● Required work:
Return the material exactly, first line through the line containing "4, 3, 2, 31];", and nothing more. Pictures stay out.

● Dataset excerpt:
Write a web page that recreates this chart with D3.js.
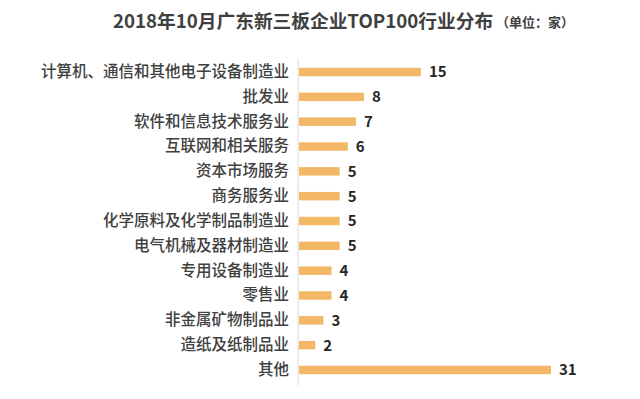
<!DOCTYPE html>
<html>
<head>
<meta charset="utf-8">
<script src="https://cdn.jsdelivr.net/npm/d3@7"></script>
<style>
  body { margin: 0; background: #fff; }
  text { font-family: "Noto Sans CJK SC", "Noto Sans", sans-serif; }
</style>
</head>
<body>
<div id="chart"></div>
<script>
// data
var industries = ["计算机、通信和其他电子设备制造业", "批发业", "软件和信息技术服务业", "互联网和相关服务",
  "资本市场服务", "商务服务业", "化学原料及化学制品制造业", "电气机械及器材制造业",
  "专用设备制造业", "零售业", "非金属矿物制品业", "造纸及纸制品业", "其他"];
var counts = [15, 8, 7, 6, 5, 5, 5, 5, 4, 4, 3, 2, 31];

var titleText = "2018年10月广东新三板企业TOP100行业分布";
var unitText = "（单位：家）";

// manually set margins
var margin = {left: 299},
    axisTop = 59.6,
    axisBottom = 382.4;

var svg = d3.select("#chart")
  .append("svg")
    .attr("width", 640)
    .attr("height", 399);

// title
svg.append("text")
    .attr("x", 113)
    .attr("y", 28)
    .attr("fill", "#404040")
    .style("font-size", "18.7px")
    .style("font-weight", "bold")
    .text(titleText);

svg.append("text")
    .attr("x", 496)
    .attr("y", 27)
    .attr("fill", "#404040")
    .style("font-size", "13px")
    .style("font-weight", "bold")
    .text(unitText);

var g = svg.append("g")
    .attr("transform", "translate(" + margin.left + ",0)");

// setup scales
var x = d3.scaleLinear()
    .domain([0, 31])
    .range([0, 252]);

var y = d3.scaleBand()
    .domain(industries)
    .range([axisTop, axisBottom])
    .paddingInner(0.66)
    .paddingOuter(0.33);

// category axis
var yAxis = d3.axisLeft(y).tickSize(0).tickPadding(10);
var yG = g.append("g").call(yAxis);
yG.select(".domain").attr("stroke", "#d9d9d9").attr("d", "M-1," + (axisTop - 1) + "V" + (axisBottom + 3));
yG.selectAll("text")
    .attr("fill", "#404040")
    .style("font-size", "15.5px")
    .style("font-family", "'Noto Sans CJK SC', sans-serif")
    .style("font-weight", "500");

// bars
g.selectAll(".bar")
    .data(counts)
  .enter().append("rect")
    .attr("class", "bar")
    .attr("x", 0)
    .attr("y", function(d, i) { return y(industries[i]); })
    .attr("width", function(d) { return x(d); })
    .attr("height", y.bandwidth())
    .attr("fill", "#f3b866");

// value labels
g.selectAll(".val")
    .data(counts)
  .enter().append("text")
    .attr("class", "val")
    .attr("x", function(d) { return x(d) + 8; })
    .attr("y", function(d, i) { return y(industries[i]) + y.bandwidth() / 2; })
    .attr("dy", "0.36em")
    .attr("fill", "#262626")
    .style("font-size", "15px")
    .style("font-weight", "bold")
    .text(function(d) { return d; });
</script>
</body>
</html>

● Complete answer:
Write a web page that recreates this chart with D3.js.
<!DOCTYPE html>
<html>
<head>
<meta charset="utf-8">
<script src="https://cdn.jsdelivr.net/npm/d3@7"></script>
<style>
  body { margin: 0; background: #fff; }
  text { font-family: "Noto Sans CJK SC", "Noto Sans", sans-serif; }
</style>
</head>
<body>
<div id="chart"></div>
<script>
// data
var industries = ["计算机、通信和其他电子设备制造业", "批发业", "软件和信息技术服务业", "互联网和相关服务",
  "资本市场服务", "商务服务业", "化学原料及化学制品制造业", "电气机械及器材制造业",
  "专用设备制造业", "零售业", "非金属矿物制品业", "造纸及纸制品业", "其他"];
var counts = [15, 8, 7, 6, 5, 5, 5, 5, 4, 4, 3, 2, 31];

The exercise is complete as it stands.